-- start --
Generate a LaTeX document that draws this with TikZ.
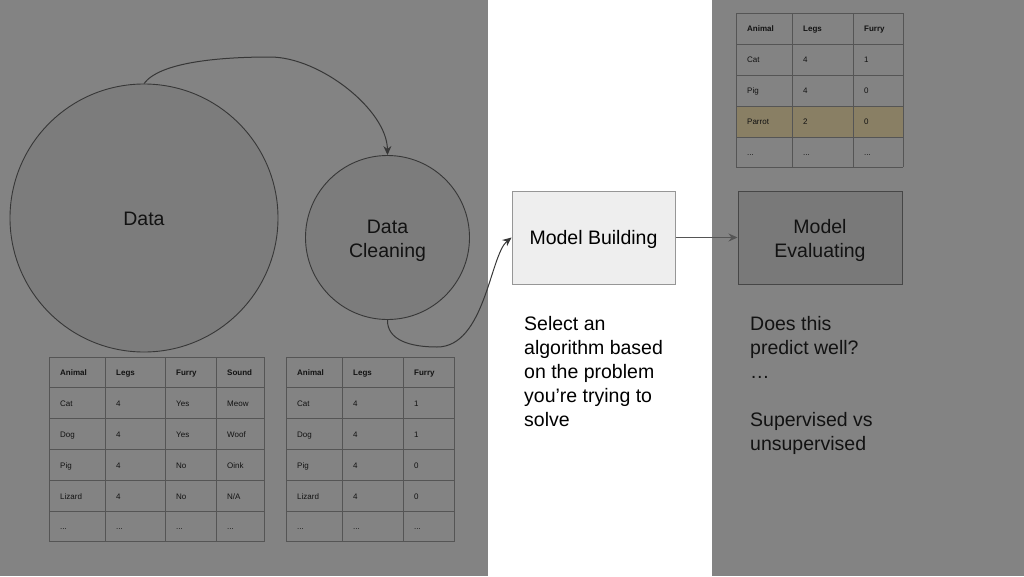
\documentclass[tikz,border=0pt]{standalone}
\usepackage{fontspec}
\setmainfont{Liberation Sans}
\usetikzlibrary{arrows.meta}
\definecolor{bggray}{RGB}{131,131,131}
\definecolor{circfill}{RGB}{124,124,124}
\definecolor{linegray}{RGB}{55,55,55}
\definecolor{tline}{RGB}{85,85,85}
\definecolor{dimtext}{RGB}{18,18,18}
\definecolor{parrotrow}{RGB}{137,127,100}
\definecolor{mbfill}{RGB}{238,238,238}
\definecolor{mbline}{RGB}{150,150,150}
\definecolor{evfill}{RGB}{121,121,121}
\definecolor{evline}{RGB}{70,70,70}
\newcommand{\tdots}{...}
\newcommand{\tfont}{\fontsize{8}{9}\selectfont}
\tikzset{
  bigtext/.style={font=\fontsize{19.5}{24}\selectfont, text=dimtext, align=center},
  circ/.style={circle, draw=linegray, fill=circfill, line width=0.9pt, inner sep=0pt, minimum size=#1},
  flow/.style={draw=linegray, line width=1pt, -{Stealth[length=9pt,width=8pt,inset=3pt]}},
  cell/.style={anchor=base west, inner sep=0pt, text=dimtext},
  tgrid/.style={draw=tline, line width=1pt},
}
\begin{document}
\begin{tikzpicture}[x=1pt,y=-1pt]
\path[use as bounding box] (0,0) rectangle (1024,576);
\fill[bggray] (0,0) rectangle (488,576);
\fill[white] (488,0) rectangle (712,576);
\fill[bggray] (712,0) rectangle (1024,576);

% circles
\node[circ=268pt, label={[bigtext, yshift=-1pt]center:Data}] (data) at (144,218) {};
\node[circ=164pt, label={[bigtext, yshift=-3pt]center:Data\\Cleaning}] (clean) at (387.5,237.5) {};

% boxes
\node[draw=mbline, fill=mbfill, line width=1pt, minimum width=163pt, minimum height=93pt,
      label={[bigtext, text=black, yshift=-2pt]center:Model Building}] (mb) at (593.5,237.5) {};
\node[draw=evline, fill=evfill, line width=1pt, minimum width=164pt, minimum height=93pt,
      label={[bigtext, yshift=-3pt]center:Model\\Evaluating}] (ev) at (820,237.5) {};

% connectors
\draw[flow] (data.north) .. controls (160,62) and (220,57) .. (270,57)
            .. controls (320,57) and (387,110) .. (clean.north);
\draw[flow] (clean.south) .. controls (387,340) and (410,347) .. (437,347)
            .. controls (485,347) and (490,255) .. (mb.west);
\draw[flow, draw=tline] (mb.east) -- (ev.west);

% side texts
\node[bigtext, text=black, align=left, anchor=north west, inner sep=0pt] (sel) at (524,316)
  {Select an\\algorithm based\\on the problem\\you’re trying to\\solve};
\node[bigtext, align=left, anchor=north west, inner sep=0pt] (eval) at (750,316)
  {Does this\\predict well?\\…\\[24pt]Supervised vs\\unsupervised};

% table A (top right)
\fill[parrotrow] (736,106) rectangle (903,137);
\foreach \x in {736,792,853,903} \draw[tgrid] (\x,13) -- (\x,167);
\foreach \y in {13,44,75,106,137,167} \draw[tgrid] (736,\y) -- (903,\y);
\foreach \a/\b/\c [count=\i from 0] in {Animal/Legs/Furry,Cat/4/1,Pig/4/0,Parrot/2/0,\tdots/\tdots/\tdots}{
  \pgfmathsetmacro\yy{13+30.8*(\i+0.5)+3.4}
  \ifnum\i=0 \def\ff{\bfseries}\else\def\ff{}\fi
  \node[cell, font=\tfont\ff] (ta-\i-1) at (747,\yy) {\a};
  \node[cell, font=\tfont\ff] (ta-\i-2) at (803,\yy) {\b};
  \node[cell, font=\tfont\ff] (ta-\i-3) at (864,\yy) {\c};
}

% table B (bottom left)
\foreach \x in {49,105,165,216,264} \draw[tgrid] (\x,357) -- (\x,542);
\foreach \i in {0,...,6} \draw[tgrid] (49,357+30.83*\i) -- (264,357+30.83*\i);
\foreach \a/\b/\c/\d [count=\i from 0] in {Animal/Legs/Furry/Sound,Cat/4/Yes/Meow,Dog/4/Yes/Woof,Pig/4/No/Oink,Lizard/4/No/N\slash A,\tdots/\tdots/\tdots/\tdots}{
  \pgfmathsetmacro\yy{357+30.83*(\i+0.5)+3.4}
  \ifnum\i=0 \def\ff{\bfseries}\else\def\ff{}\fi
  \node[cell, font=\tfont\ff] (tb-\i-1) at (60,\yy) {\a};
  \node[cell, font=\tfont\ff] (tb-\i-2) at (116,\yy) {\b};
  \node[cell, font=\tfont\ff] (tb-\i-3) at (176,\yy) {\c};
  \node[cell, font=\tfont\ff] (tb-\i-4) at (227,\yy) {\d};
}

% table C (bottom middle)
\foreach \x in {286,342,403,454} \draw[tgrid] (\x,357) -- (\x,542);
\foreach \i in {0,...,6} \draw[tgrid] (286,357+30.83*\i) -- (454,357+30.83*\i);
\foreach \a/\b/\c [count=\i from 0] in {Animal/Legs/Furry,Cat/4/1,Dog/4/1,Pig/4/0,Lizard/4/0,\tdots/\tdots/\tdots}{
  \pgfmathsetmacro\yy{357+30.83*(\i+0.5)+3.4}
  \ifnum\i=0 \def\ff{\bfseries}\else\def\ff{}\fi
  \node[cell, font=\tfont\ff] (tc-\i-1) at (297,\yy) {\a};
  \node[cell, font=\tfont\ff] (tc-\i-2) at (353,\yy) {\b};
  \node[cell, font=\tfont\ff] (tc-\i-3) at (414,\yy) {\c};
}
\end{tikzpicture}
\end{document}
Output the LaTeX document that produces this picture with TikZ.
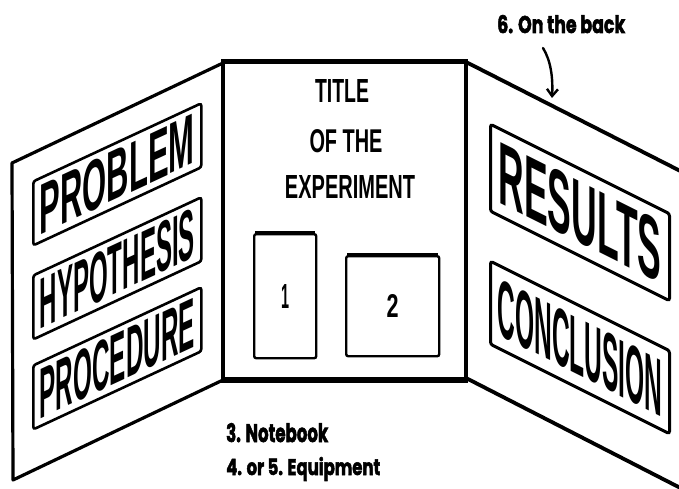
-- end --
■ Directive
Pictures stay out of the copy; please restate every record above exactly.

■ Answer for the task
Generate a LaTeX document that draws this with TikZ.
\documentclass[tikz,border=0pt]{standalone}
\usepackage{fontspec}
\setmainfont{Liberation Sans}
\usetikzlibrary{arrows.meta}
\definecolor{bggray}{RGB}{131,131,131}
\definecolor{circfill}{RGB}{124,124,124}
\definecolor{linegray}{RGB}{55,55,55}
\definecolor{tline}{RGB}{85,85,85}
\definecolor{dimtext}{RGB}{18,18,18}
\definecolor{parrotrow}{RGB}{137,127,100}
\definecolor{mbfill}{RGB}{238,238,238}
\definecolor{mbline}{RGB}{150,150,150}
\definecolor{evfill}{RGB}{121,121,121}
\definecolor{evline}{RGB}{70,70,70}
\newcommand{\tdots}{...}
\newcommand{\tfont}{\fontsize{8}{9}\selectfont}
\tikzset{
  bigtext/.style={font=\fontsize{19.5}{24}\selectfont, text=dimtext, align=center},
  circ/.style={circle, draw=linegray, fill=circfill, line width=0.9pt, inner sep=0pt, minimum size=#1},
  flow/.style={draw=linegray, line width=1pt, -{Stealth[length=9pt,width=8pt,inset=3pt]}},
  cell/.style={anchor=base west, inner sep=0pt, text=dimtext},
  tgrid/.style={draw=tline, line width=1pt},
}
\begin{document}
\begin{tikzpicture}[x=1pt,y=-1pt]
\path[use as bounding box] (0,0) rectangle (1024,576);
\fill[bggray] (0,0) rectangle (488,576);
\fill[white] (488,0) rectangle (712,576);
\fill[bggray] (712,0) rectangle (1024,576);

% circles
\node[circ=268pt, label={[bigtext, yshift=-1pt]center:Data}] (data) at (144,218) {};
\node[circ=164pt, label={[bigtext, yshift=-3pt]center:Data\\Cleaning}] (clean) at (387.5,237.5) {};

% boxes
\node[draw=mbline, fill=mbfill, line width=1pt, minimum width=163pt, minimum height=93pt,
      label={[bigtext, text=black, yshift=-2pt]center:Model Building}] (mb) at (593.5,237.5) {};
\node[draw=evline, fill=evfill, line width=1pt, minimum width=164pt, minimum height=93pt,
      label={[bigtext, yshift=-3pt]center:Model\\Evaluating}] (ev) at (820,237.5) {};

% connectors
\draw[flow] (data.north) .. controls (160,62) and (220,57) .. (270,57)
            .. controls (320,57) and (387,110) .. (clean.north);
\draw[flow] (clean.south) .. controls (387,340) and (410,347) .. (437,347)
            .. controls (485,347) and (490,255) .. (mb.west);
\draw[flow, draw=tline] (mb.east) -- (ev.west);

% side texts
\node[bigtext, text=black, align=left, anchor=north west, inner sep=0pt] (sel) at (524,316)
  {Select an\\algorithm based\\on the problem\\you’re trying to\\solve};
\node[bigtext, align=left, anchor=north west, inner sep=0pt] (eval) at (750,316)
  {Does this\\predict well?\\…\\[24pt]Supervised vs\\unsupervised};

% table A (top right)
\fill[parrotrow] (736,106) rectangle (903,137);
\foreach \x in {736,792,853,903} \draw[tgrid] (\x,13) -- (\x,167);
\foreach \y in {13,44,75,106,137,167} \draw[tgrid] (736,\y) -- (903,\y);
\foreach \a/\b/\c [count=\i from 0] in {Animal/Legs/Furry,Cat/4/1,Pig/4/0,Parrot/2/0,\tdots/\tdots/\tdots}{
  \pgfmathsetmacro\yy{13+30.8*(\i+0.5)+3.4}
  \ifnum\i=0 \def\ff{\bfseries}\else\def\ff{}\fi
  \node[cell, font=\tfont\ff] (ta-\i-1) at (747,\yy) {\a};
  \node[cell, font=\tfont\ff] (ta-\i-2) at (803,\yy) {\b};
  \node[cell, font=\tfont\ff] (ta-\i-3) at (864,\yy) {\c};
}

% table B (bottom left)
\foreach \x in {49,105,165,216,264} \draw[tgrid] (\x,357) -- (\x,542);
\foreach \i in {0,...,6} \draw[tgrid] (49,357+30.83*\i) -- (264,357+30.83*\i);
\foreach \a/\b/\c/\d [count=\i from 0] in {Animal/Legs/Furry/Sound,Cat/4/Yes/Meow,Dog/4/Yes/Woof,Pig/4/No/Oink,Lizard/4/No/N\slash A,\tdots/\tdots/\tdots/\tdots}{
  \pgfmathsetmacro\yy{357+30.83*(\i+0.5)+3.4}
  \ifnum\i=0 \def\ff{\bfseries}\else\def\ff{}\fi
  \node[cell, font=\tfont\ff] (tb-\i-1) at (60,\yy) {\a};
  \node[cell, font=\tfont\ff] (tb-\i-2) at (116,\yy) {\b};
  \node[cell, font=\tfont\ff] (tb-\i-3) at (176,\yy) {\c};
  \node[cell, font=\tfont\ff] (tb-\i-4) at (227,\yy) {\d};
}

% table C (bottom middle)
\foreach \x in {286,342,403,454} \draw[tgrid] (\x,357) -- (\x,542);
\foreach \i in {0,...,6} \draw[tgrid] (286,357+30.83*\i) -- (454,357+30.83*\i);
\foreach \a/\b/\c [count=\i from 0] in {Animal/Legs/Furry,Cat/4/1,Dog/4/1,Pig/4/0,Lizard/4/0,\tdots/\tdots/\tdots}{
  \pgfmathsetmacro\yy{357+30.83*(\i+0.5)+3.4}
  \ifnum\i=0 \def\ff{\bfseries}\else\def\ff{}\fi
  \node[cell, font=\tfont\ff] (tc-\i-1) at (297,\yy) {\a};
  \node[cell, font=\tfont\ff] (tc-\i-2) at (353,\yy) {\b};
  \node[cell, font=\tfont\ff] (tc-\i-3) at (414,\yy) {\c};
}
\end{tikzpicture}
\end{document}
Output the LaTeX document that produces this picture with TikZ.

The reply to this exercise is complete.